Tanto para uma egologia transcendental descritiva como para uma psicologia de interioridade pura, ou
seja, uma psicologia descritiva baseada real e exclusivamente numa experiência
interna (indispensável como disciplina psicológica fundamental), só há começo
possível a partir do eu penso.
TERCEIRA MEDITAÇÃO:
OS PROBLEMAS CONSTITUTIVOS
Por constituição fenomenológica entende-se a constituição de um objeto intencional
em geral. Até aqui o objeto intencional tem sido pensado independente de se
considerar se ele existe ou não. O ser do mundo é transcendental à consciência,
mas essa transcendência constitui-se unicamente na vida consciência. Desse
modo, a realidade e transcendência do mundo são inseparáveis da subjetividade
transcendental. Na subjetividade se constitui qualquer espécie de sentido e de
realidade. Os objetos só existem para nós e só são o que são como objetos de
uma consciência real ou possível.
QUARTA MEDITAÇÃO:
DOS PROBLEMAS CONSTITUTIVOS AO IDEALISMO TRANSCENDENTAL
O eu existe por si mesmo, ele é existente para si mesmo como uma
evidência contínua e em consequência constitui continuamente a si mesmo como
existente. O eu é o polo idêntico dos estados vividos, como mônoda que contém o conjunto da vida
consciente. A teoria do eu nos leva à fenomenologia
genética, mas antes será preciso fazer uma nova reflexão sobre o método fenomenológico.

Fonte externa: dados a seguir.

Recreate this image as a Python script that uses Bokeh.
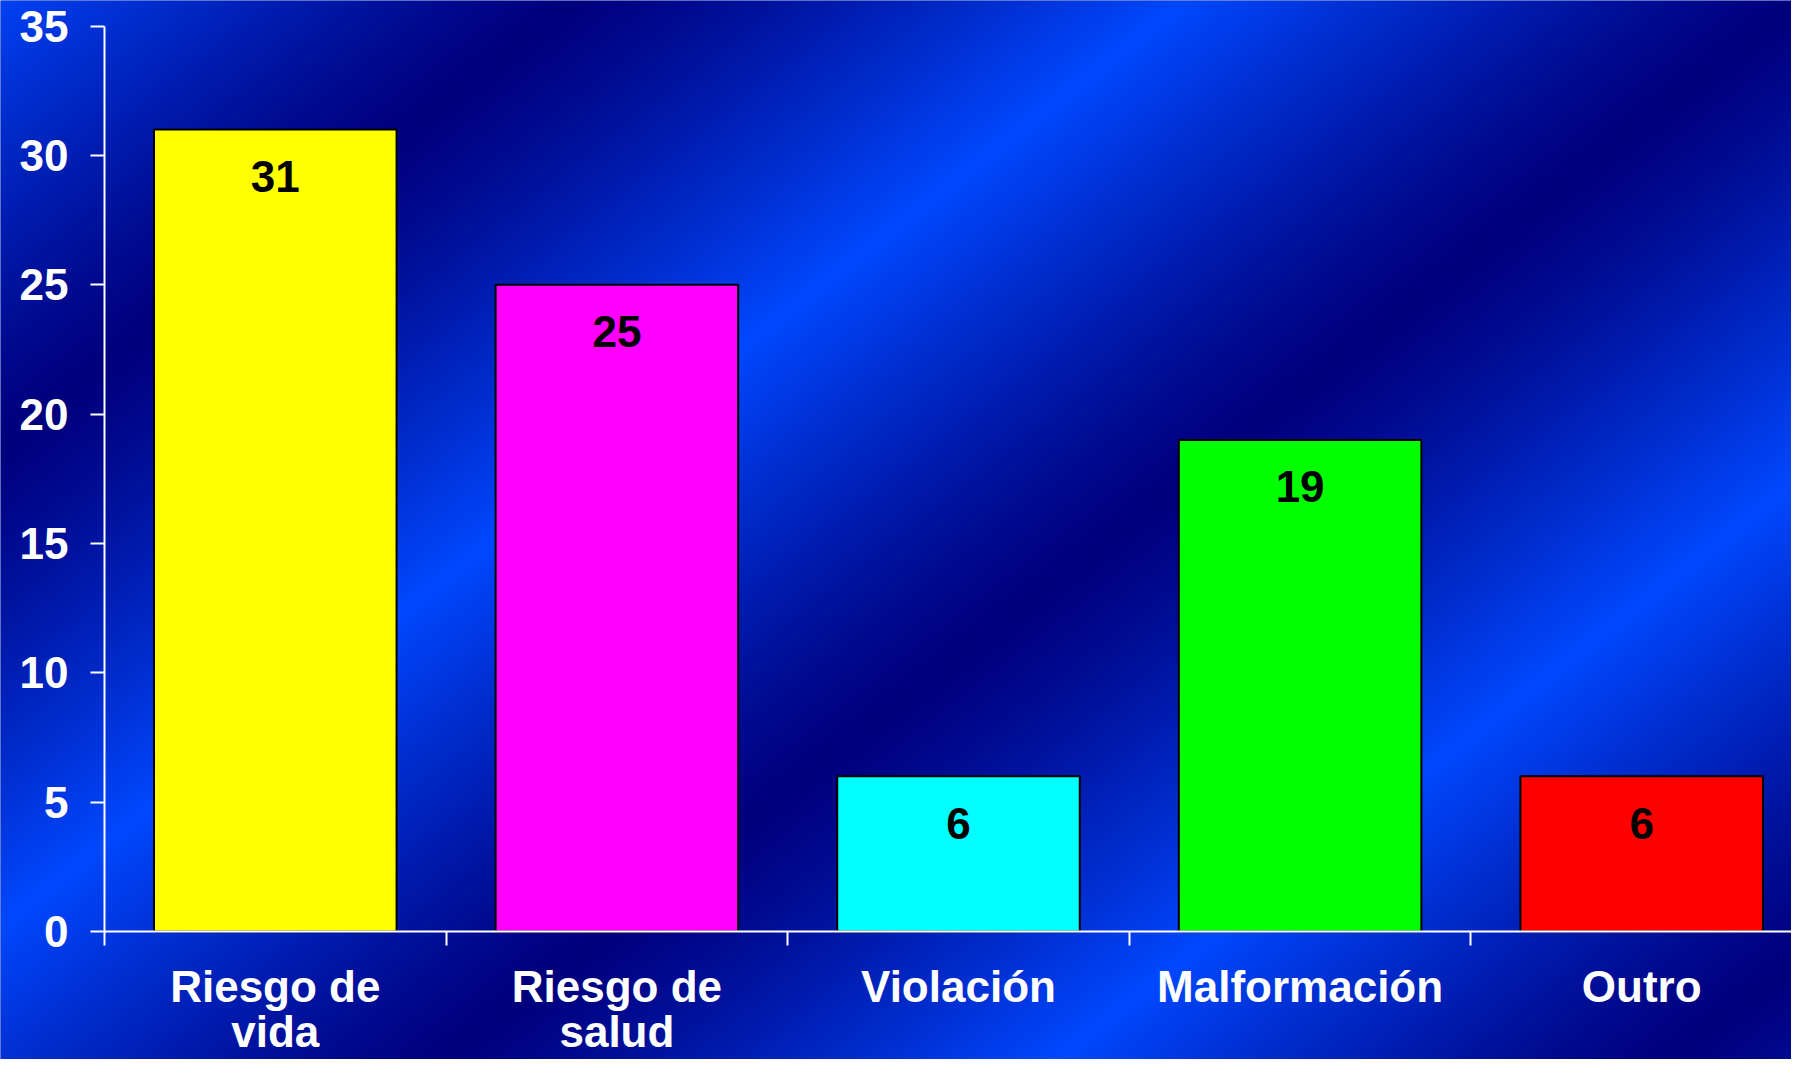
import numpy as np
from bokeh.plotting import figure
from bokeh.models import Range1d, LinearAxis, FixedTicker, ColumnDataSource
from bokeh.core.properties import value
from bokeh.embed import file_html
from bokeh.resources import INLINE

# ---- data ----
categories = ["Riesgo de\nvida", "Riesgo de\nsalud", "Violación", "Malformación", "Outro"]
counts = [31, 25, 6, 19, 6]
bar_colors = ["#FFFF00", "#FF00FF", "#00FFFF", "#00FF00", "#FF0000"]
y_ticks = [0, 5, 10, 15, 20, 25, 30, 35]

# ---- geometry ----
W, H = 1791, 1059
X0_PX, XSTEP = 104, 341.6
Y0_PX, YSTEP = 931, 25.87
x_start = -X0_PX / XSTEP
x_end = (W - X0_PX) / XSTEP
y_end = Y0_PX / YSTEP
y_start = -(H - Y0_PX) / YSTEP

FONT = "Liberation Sans"

p = figure(width=W, height=H,
           x_range=Range1d(x_start, x_end), y_range=Range1d(y_start, y_end),
           x_axis_type=None, y_axis_type=None,
           output_backend="svg", toolbar_location=None,
           min_border=0, min_border_left=0, min_border_right=0,
           min_border_top=0, min_border_bottom=0)
p.outline_line_color = None
p.background_fill_color = "#0022b0"
p.border_fill_color = "#0022b0"

# ---- background gradient (style) ----
step = 2
cols = W // step + 1
rows = H // step + 1
dw = cols * step / XSTEP
dh = rows * step / YSTEP
cx = (np.arange(cols) + 0.5) * step
cy = (rows - 1 - np.arange(rows) + 0.5) * step
X, Y = np.meshgrid(cx, cy)
s = 0.78 * X + Y
phase = np.mod((s + 33.0) / 957.5, 1.0)
b = np.abs(1.0 - 2.0 * phase) ** 1.2
dark = (0, 0, 125)
bright = (0, 72, 255)
img = np.empty((rows, cols), dtype=np.uint32)
view = img.view(dtype=np.uint8).reshape((rows, cols, 4))
for k in range(3):
    view[..., k] = np.clip(dark[k] + b * (bright[k] - dark[k]), 0, 255).astype(np.uint8)
view[..., 3] = 255
p.image_rgba(image=[img], x=x_start, y=y_end - dh, dw=dw, dh=dh)

# ---- bars ----
xs = [i + 0.5 for i in range(len(categories))]
src = ColumnDataSource(dict(x=xs, top=counts, color=bar_colors,
                            label=[str(c) for c in counts]))
p.vbar(x="x", top="top", bottom=0, width=0.71, fill_color="color",
       line_color="black", line_width=2, source=src)
p.text(x="x", y="top", text="label", source=src,
       text_font=value(FONT), text_font_style="bold", text_font_size="44px",
       text_color="black", text_align="center", text_baseline="middle",
       y_offset=47)

# ---- axes ----
yaxis = LinearAxis(fixed_location=0, bounds=(0, 35), ticker=FixedTicker(ticks=y_ticks))
yaxis.axis_line_color = "white"
yaxis.axis_line_width = 2
yaxis.major_tick_line_color = "white"
yaxis.major_tick_line_width = 2
yaxis.major_tick_out = 14
yaxis.major_tick_in = 0
yaxis.minor_tick_line_color = None
yaxis.major_label_text_color = "white"
yaxis.major_label_text_font = FONT
yaxis.major_label_text_font_style = "bold"
yaxis.major_label_text_font_size = "44px"
yaxis.major_label_standoff = 22
p.add_layout(yaxis, "left")

xaxis = LinearAxis(fixed_location=0, bounds=(0, 5),
                   ticker=FixedTicker(ticks=xs, minor_ticks=list(range(len(categories) + 1))))
xaxis.major_label_overrides = {x: c for x, c in zip(xs, categories)}
xaxis.axis_line_color = "white"
xaxis.axis_line_width = 2
xaxis.major_tick_line_color = None
xaxis.major_tick_out = 0
xaxis.major_tick_in = 0
xaxis.minor_tick_line_color = "white"
xaxis.minor_tick_line_width = 2
xaxis.minor_tick_out = 14
xaxis.minor_tick_in = 0
xaxis.major_label_text_color = "white"
xaxis.major_label_text_font = FONT
xaxis.major_label_text_font_style = "bold"
xaxis.major_label_text_font_size = "44px"
xaxis.major_label_text_line_height = 0.92
xaxis.major_label_standoff = 16
p.add_layout(xaxis, "below")

open("out.html", "w").write(file_html(p, INLINE))
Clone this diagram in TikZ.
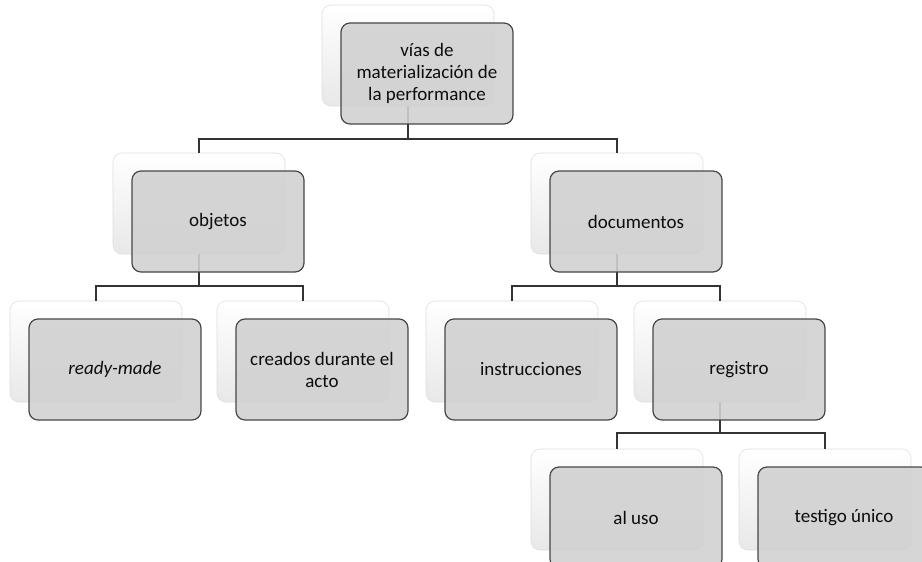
\documentclass[tikz,border=0pt]{standalone}
\usepackage{fontspec}
\setmainfont{Carlito}
\begin{document}
\begin{tikzpicture}[x=1pt,y=-1pt,
  backbox/.style={rectangle, rounded corners=9pt, minimum width=172pt, minimum height=101pt, inner sep=0pt,
    draw=black!13, line width=0.6pt, top color=white, middle color=white, bottom color=black!9},
  frontbox/.style={rectangle, rounded corners=9pt, minimum width=172pt, minimum height=101pt, inner sep=0pt,
    draw=black!72, line width=1.2pt, fill=black!18, fill opacity=0.9, text opacity=1, text=black!95,
    align=center, font=\fontsize{19}{22}\selectfont},
  conn/.style={draw=black!80, line width=1.3pt}
]
\useasboundingbox (0,0) rectangle (922,562);
\clip (0,0) rectangle (922,562);
% back boxes
\node[backbox] (b0) at (408,55.5) {};
\node[backbox] (b1) at (199,203.5) {};
\node[backbox] (b2) at (617,203.5) {};
\node[backbox] (b3) at (96,351.5) {};
\node[backbox] (b4) at (303,351.5) {};
\node[backbox] (b5) at (512,351.5) {};
\node[backbox] (b6) at (720,351.5) {};
\node[backbox] (b7) at (617,499.5) {};
\node[backbox] (b8) at (825,499.5) {};
% connectors
\coordinate (h0) at (408,139);
\coordinate (h1) at (199,286);
\coordinate (h2) at (617,286);
\coordinate (h3) at (720,433);
\draw[conn] (b0.south) -- (h0) -| (b1.north);
\draw[conn] (h0) -| (b2.north);
\draw[conn] (b1.south) -- (h1) -| (b3.north);
\draw[conn] (h1) -| (b4.north);
\draw[conn] (b2.south) -- (h2) -| (b5.north);
\draw[conn] (h2) -| (b6.north);
\draw[conn] (b6.south) -- (h3) -| (b7.north);
\draw[conn] (h3) -| (b8.north);
% front boxes
\node[frontbox] (f0) at (427,73.5) {vías de\\materialización de\\la performance};
\node[frontbox] (f1) at (218,221.5) {objetos};
\node[frontbox] (f2) at (636,221.5) {documentos};
\node[frontbox] (f3) at (115,369.5) {\itshape ready-made};
\node[frontbox] (f4) at (322,369.5) {creados durante el\\acto};
\node[frontbox] (f5) at (531,369.5) {instrucciones};
\node[frontbox] (f6) at (739,369.5) {registro};
\node[frontbox] (f7) at (636,517.5) {al uso};
\node[frontbox] (f8) at (844,517.5) {testigo único};
\end{tikzpicture}
\end{document}
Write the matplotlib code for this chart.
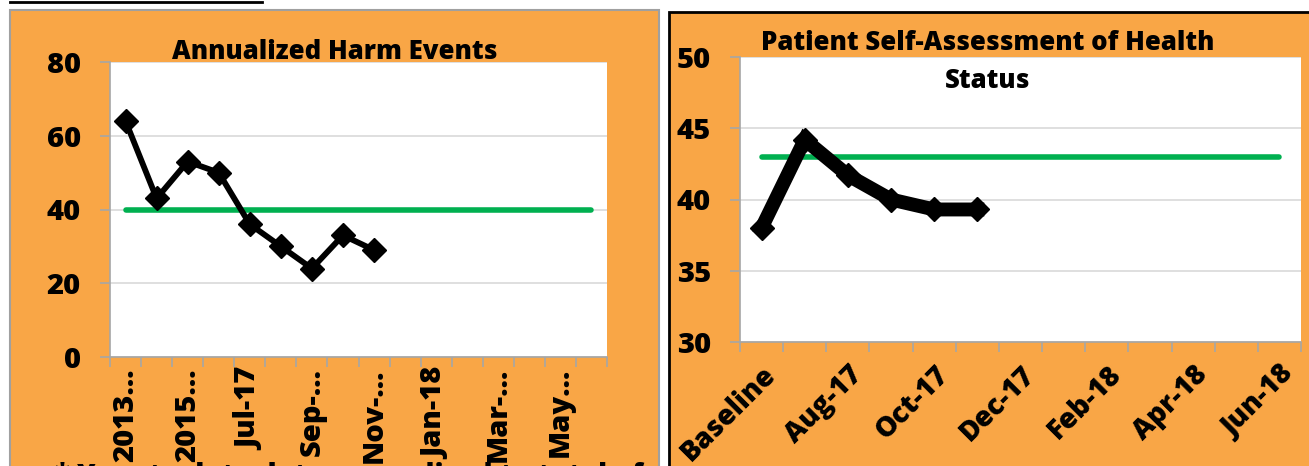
import matplotlib.pyplot as plt
from matplotlib.patches import Rectangle
from matplotlib.lines import Line2D

# data
harm_months = ["2013-14", "2014-15", "2015-16", "2016-17", "Jul-17", "Aug-17", "Sep-17", "Oct-17",
               "Nov-17", "Dec-17", "Jan-18", "Feb-18", "Mar-18", "Apr-18", "May-18", "Jun-18"]
harm_ticklabels = ["2013…", "2015…", "Jul-17", "Sep-…", "Nov-…", "Jan-18", "Mar-…", "May…"]
harm_values = [64, 43, 53, 50, 36, 30, 24, 33, 29]
harm_goal = 40

health_months = ["Baseline", "Jul-17", "Aug-17", "Sep-17", "Oct-17", "Nov-17", "Dec-17",
                 "Jan-18", "Feb-18", "Mar-18", "Apr-18", "May-18", "Jun-18"]
health_ticklabels = ["Baseline", "Aug-17", "Oct-17", "Dec-17", "Feb-18", "Apr-18", "Jun-18"]
health_values = [38.0, 44.2, 41.7, 40.0, 39.3, 39.3]
health_goal = 43

ORANGE = "#F9A646"
GREEN = "#00B050"
GRID = "#D9D9D9"
AXIS = "#A6A6A6"
FONT = ["Open Sans", "DejaVu Sans"]
WEIGHT = 800

plt.rcParams['font.family'] = FONT
plt.rcParams['font.weight'] = WEIGHT

W, H = 1309, 466
fig = plt.figure(figsize=(W / 100, H / 100), dpi=100, facecolor="white")


def px(x0, y0, x1, y1):
    # pixel box (top-left origin) -> figure fraction rect
    return [x0 / W, 1 - y1 / H, (x1 - x0) / W, (y1 - y0) / H]


# orange panels
r = px(10, 10, 659, 470)
fig.patches.append(Rectangle((r[0], r[1]), r[2], r[3], transform=fig.transFigure,
                             facecolor=ORANGE, edgecolor="#A0A0A0", lw=1.5, zorder=-2))
r = px(669, 12, 1312, 470)
fig.patches.append(Rectangle((r[0], r[1]), r[2], r[3], transform=fig.transFigure,
                             facecolor=ORANGE, edgecolor="black", lw=2, zorder=-2))
# underline at top left
fig.lines.append(Line2D([10 / W, 262 / W], [1 - 2 / H, 1 - 2 / H], transform=fig.transFigure,
                        color="black", lw=2))


def style_axes(ax, n, ylim, ystep):
    ax.set_facecolor("white")
    ax.set_xlim(-0.5, n - 0.5)
    ax.set_ylim(*ylim)
    ax.set_yticks(range(ylim[0], ylim[1] + 1, ystep))
    for s in ["top", "right"]:
        ax.spines[s].set_visible(False)
    for s in ["left", "bottom"]:
        ax.spines[s].set_color(AXIS)
        ax.spines[s].set_linewidth(1.2)
    ax.grid(axis="y", color=GRID, lw=1.2)
    ax.set_axisbelow(True)
    ax.tick_params(axis="y", length=7, width=1.2, color=AXIS, pad=14, labelsize=21)
    ax.set_xticks([i - 0.5 for i in range(n + 1)], minor=True)
    ax.tick_params(axis="x", which="minor", length=7, width=1.2, color=AXIS)
    ax.tick_params(axis="x", which="major", length=0)
    for lab in ax.get_yticklabels():
        lab.set_fontweight(WEIGHT)


# left chart
ax1 = fig.add_axes(px(110, 62, 607, 357))
style_axes(ax1, len(harm_months), (0, 80), 20)
ax1.plot(range(len(harm_values)), harm_values, color="black", lw=4.2, marker="D", ms=12, zorder=3)
ax1.plot([0, len(harm_months) - 1], [harm_goal] * 2, color=GREEN, lw=4, solid_capstyle="round", zorder=2)
ax1.set_xticks(range(0, len(harm_months), 2))
ax1.set_xticklabels(harm_ticklabels, rotation=90, fontsize=21, fontweight=WEIGHT, va="top", ha="center")
ax1.tick_params(axis="x", which="major", pad=8)
fig.text(335 / W, 1 - 59 / H, "Annualized Harm Events", ha="center", va="baseline",
         fontsize=18.5, fontweight=WEIGHT)
fig.text(55 / W, 1 - 484 / H, "* Year to date data normalized to total of year", ha="left",
         va="baseline", fontsize=20, fontweight=WEIGHT)

# right chart
ax2 = fig.add_axes(px(740, 57, 1301, 342))
style_axes(ax2, len(health_months), (30, 50), 5)
ax2.plot(range(len(health_values)), health_values, color="black", lw=10, marker="D", ms=12,
         solid_joinstyle="miter", zorder=3)
ax2.plot([0, len(health_months) - 1], [health_goal] * 2, color=GREEN, lw=4, solid_capstyle="round", zorder=2)
ax2.set_xticks(range(0, len(health_months), 2))
ax2.set_xticklabels(health_ticklabels, rotation=45, fontsize=20, fontweight=WEIGHT,
                    ha="right", va="top", rotation_mode="anchor")
ax2.tick_params(axis="x", which="major", pad=13)
fig.text(988 / W, 1 - 50 / H, "Patient Self-Assessment of Health", ha="center",
         va="baseline", fontsize=18.5, fontweight=WEIGHT)
fig.text(988 / W, 1 - 88 / H, "Status", ha="center",
         va="baseline", fontsize=18.5, fontweight=WEIGHT)

fig.savefig("out.png", dpi=100, facecolor="white")
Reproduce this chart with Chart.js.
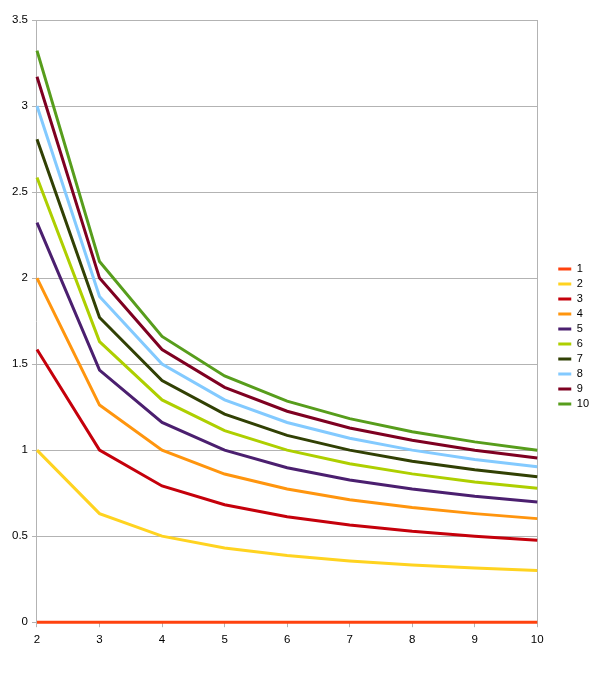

O método da redução fenomenológica nos
levou ao eu transcendental, agora
podemos falar do método da descrição
eidética, que busca analisar as estruturas
essenciais do eu transcendental. Uma fenomenologia
eidética depende da compreensão da gênese
universal do eu. O eu constitui-se para si mesmo em algum tipo de unidade
de uma história.
A gênese
constitutiva possui princípios universais que se apresentam sob duas formas
fundamentais: gênese ativa (o eu
intervém como fator que engendra, cria e constitui com a ajuda de atos
específicos dele) e gênese passiva (síntese
da experiência passiva que recebe os dados como “todos prontos”). O princípio
universal da gênese passiva que constitui todos os objetos que a atividade “encontra”
chama-se associação. Considerado o
problema da constituição dos objetos da consciência a fenomenologia se define
como teoria transcendental do conhecimento.
A fenomenologia mostra que o eu
constitui-se como existência em si de sua essência própria e como o eu
constitui nele a objetividade. Entendida dessa forma a fenomenologia é um Idealismo Transcendental, não no
sentido tradicional ou kantiano, mas no sentido de uma explicitação do eu como
sujeito de conhecimentos possíveis.
QUINTA MEDITAÇÃO:
INTERSUBJETIVIDADE MONADOLÓGICA
A redução transcendental explicita o eu
que é meu, mas o que dizer dos outros “eus”? O outro se apresenta como conteúdo
ontonoemático, isto é, como correlato
da minha consciência. Nesse caso o problema se apresenta como a existência do
outro para mim, como problema de uma teoria
transcendental da experiência do
outro. Essa teoria também fornece a base para uma teoria transcendental do mundo objetivo, na medida em que a natureza
objetiva existe para a consciência.
O meu eu enquanto minha esfera transcendental
própria apresenta-se na qualidade de mônoda.
Essa esfera abrange a intencionalidade que visa os outros. O outro é o eu
excluído do ser concreto que me pertence. O outro, primeiro em si (não-eu), é
um outro eu. Isso torna possível a constituição de um domínio estranho a mim,
um mundo objetivo e infinito ao qual pertence os outros e eu mesmo.
Assim, a intersubjetividade transcendental possui uma esfera intersubjetiva
de vinculação, em que ela constitui de maneira intersubjetiva, o mundo
objetivo. O meu eu, mostrado a mim de maneira apodítica só pode ser aquele que
tem a experiência do mundo e de estar em comunidade com outros eus numa sociedade de mônodas.